Given task:
Nothing but the lines from the top of the data to the line holding "import pandas as pd" should be printed, word for word and both ends included; leave the pictures out.

Supplied material:

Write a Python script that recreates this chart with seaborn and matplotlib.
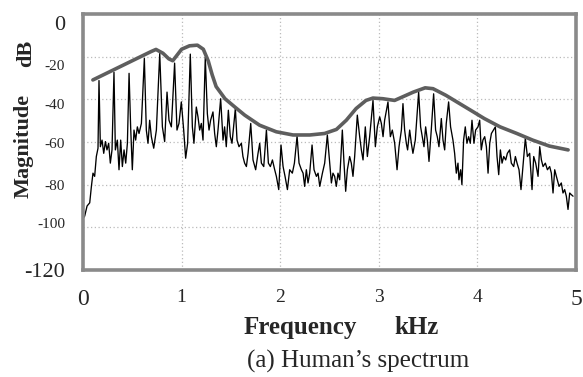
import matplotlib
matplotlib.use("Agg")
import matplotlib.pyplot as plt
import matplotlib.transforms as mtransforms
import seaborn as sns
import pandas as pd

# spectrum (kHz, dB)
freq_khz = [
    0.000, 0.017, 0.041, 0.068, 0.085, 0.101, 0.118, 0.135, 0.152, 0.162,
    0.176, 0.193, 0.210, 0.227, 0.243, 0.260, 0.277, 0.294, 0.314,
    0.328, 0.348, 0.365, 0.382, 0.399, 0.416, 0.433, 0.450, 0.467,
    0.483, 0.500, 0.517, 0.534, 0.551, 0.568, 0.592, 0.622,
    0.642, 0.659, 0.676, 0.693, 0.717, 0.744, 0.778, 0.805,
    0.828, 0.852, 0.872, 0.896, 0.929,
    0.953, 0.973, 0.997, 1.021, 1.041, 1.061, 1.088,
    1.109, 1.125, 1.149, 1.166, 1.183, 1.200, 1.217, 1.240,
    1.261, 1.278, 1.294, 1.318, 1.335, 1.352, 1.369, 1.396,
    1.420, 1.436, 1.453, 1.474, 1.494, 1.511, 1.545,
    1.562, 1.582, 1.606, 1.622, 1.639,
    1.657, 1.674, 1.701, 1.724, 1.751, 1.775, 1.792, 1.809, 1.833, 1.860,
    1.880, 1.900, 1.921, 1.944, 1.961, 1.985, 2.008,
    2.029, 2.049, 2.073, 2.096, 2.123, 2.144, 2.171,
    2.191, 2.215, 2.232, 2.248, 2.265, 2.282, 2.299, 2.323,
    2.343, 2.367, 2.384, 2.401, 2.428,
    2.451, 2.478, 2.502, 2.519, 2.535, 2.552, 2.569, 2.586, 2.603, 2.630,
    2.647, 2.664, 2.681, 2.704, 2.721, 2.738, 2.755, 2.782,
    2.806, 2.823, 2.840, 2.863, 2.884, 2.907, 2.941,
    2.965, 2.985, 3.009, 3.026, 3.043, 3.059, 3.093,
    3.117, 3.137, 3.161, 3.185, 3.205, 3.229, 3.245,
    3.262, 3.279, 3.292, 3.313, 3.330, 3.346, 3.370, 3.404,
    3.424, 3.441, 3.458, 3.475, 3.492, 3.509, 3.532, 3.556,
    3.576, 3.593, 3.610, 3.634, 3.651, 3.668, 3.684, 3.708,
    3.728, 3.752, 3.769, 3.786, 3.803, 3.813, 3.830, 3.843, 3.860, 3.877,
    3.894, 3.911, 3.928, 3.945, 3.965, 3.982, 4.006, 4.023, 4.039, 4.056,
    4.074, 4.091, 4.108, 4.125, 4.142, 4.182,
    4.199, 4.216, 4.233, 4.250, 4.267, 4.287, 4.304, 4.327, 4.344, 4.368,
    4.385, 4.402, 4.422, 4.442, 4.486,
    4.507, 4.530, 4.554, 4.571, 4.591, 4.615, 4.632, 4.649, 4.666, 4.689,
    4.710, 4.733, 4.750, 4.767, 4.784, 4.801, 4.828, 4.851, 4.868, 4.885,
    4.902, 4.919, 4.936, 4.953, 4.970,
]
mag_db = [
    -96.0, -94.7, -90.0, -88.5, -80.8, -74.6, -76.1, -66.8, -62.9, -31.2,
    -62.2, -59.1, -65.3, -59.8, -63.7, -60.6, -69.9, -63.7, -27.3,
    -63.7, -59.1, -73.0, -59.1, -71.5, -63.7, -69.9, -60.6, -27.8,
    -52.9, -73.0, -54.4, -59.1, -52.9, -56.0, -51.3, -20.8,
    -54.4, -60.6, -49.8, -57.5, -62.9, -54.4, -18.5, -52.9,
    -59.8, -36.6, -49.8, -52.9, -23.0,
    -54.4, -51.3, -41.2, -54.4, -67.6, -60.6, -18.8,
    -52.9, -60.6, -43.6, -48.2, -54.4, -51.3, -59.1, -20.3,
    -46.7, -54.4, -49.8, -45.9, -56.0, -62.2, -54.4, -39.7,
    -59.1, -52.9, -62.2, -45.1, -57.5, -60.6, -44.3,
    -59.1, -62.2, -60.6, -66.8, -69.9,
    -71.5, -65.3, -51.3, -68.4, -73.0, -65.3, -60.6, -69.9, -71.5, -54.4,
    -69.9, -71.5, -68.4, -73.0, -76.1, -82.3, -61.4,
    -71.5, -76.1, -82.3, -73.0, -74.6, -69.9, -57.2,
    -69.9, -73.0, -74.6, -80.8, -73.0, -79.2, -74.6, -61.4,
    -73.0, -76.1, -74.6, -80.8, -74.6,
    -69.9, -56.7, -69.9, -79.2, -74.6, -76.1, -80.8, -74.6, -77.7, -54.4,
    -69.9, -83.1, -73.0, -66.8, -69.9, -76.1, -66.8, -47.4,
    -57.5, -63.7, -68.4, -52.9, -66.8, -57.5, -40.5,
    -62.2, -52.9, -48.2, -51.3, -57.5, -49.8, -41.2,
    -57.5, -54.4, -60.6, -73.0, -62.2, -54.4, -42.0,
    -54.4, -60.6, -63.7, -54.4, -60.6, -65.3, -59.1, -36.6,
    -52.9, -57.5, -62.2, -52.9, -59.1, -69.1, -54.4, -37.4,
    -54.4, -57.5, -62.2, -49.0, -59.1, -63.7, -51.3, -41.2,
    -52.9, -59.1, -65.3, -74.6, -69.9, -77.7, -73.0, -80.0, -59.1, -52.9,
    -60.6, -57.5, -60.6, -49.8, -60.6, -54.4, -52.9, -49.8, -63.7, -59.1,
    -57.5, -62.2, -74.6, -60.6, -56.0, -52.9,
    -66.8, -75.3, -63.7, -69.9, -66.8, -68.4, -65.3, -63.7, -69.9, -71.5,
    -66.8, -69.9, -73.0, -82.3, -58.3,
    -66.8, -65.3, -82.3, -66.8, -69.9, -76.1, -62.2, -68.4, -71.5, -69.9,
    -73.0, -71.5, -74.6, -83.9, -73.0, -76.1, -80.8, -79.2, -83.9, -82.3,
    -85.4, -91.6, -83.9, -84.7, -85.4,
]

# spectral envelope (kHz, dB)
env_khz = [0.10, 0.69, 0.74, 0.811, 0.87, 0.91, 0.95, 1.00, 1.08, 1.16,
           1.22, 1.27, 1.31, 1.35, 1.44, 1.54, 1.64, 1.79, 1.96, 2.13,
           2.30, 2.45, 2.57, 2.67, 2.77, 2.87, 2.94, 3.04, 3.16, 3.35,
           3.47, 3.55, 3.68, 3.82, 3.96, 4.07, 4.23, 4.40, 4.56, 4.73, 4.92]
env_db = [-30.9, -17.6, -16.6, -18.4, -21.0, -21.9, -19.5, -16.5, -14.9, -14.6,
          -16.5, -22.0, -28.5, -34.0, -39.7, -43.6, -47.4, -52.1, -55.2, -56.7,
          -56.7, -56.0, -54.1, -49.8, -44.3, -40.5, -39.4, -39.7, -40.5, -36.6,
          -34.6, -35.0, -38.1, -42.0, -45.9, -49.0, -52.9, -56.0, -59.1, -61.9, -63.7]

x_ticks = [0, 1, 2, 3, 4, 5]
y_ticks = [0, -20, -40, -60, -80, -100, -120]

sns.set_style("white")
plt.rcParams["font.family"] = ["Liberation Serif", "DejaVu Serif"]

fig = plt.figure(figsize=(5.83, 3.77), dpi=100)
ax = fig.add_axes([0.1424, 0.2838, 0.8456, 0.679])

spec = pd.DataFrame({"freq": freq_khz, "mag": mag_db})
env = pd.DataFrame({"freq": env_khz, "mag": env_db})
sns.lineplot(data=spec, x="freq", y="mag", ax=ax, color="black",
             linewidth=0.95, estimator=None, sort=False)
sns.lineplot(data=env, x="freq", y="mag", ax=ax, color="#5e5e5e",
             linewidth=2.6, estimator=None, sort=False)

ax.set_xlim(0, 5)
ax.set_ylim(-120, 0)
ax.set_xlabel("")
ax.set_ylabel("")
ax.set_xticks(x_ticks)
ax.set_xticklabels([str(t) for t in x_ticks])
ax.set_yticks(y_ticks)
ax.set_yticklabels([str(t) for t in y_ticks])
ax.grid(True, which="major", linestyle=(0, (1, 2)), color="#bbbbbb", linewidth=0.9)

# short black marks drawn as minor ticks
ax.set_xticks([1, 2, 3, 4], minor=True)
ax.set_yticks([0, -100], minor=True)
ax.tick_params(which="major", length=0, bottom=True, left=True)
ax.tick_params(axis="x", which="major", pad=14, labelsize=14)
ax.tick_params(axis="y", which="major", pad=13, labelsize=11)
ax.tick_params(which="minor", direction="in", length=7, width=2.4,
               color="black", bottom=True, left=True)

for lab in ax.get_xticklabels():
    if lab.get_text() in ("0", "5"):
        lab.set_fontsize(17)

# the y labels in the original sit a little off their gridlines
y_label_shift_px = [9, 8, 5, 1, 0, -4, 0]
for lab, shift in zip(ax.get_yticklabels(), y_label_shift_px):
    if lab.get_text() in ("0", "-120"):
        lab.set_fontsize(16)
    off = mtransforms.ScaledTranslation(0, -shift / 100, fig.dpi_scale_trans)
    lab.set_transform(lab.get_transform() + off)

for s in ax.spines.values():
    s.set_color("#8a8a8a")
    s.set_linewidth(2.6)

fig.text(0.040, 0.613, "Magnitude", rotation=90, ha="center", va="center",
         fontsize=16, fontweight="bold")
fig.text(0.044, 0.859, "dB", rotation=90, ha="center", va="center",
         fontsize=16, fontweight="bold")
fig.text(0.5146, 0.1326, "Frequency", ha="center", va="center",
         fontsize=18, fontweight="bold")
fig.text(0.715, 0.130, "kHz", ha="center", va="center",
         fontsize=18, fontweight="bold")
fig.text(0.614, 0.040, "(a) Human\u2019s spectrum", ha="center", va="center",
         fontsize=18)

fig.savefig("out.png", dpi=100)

Solution to this task:
Write a Python script that recreates this chart with seaborn and matplotlib.
import matplotlib
matplotlib.use("Agg")
import matplotlib.pyplot as plt
import matplotlib.transforms as mtransforms
import seaborn as sns
import pandas as pd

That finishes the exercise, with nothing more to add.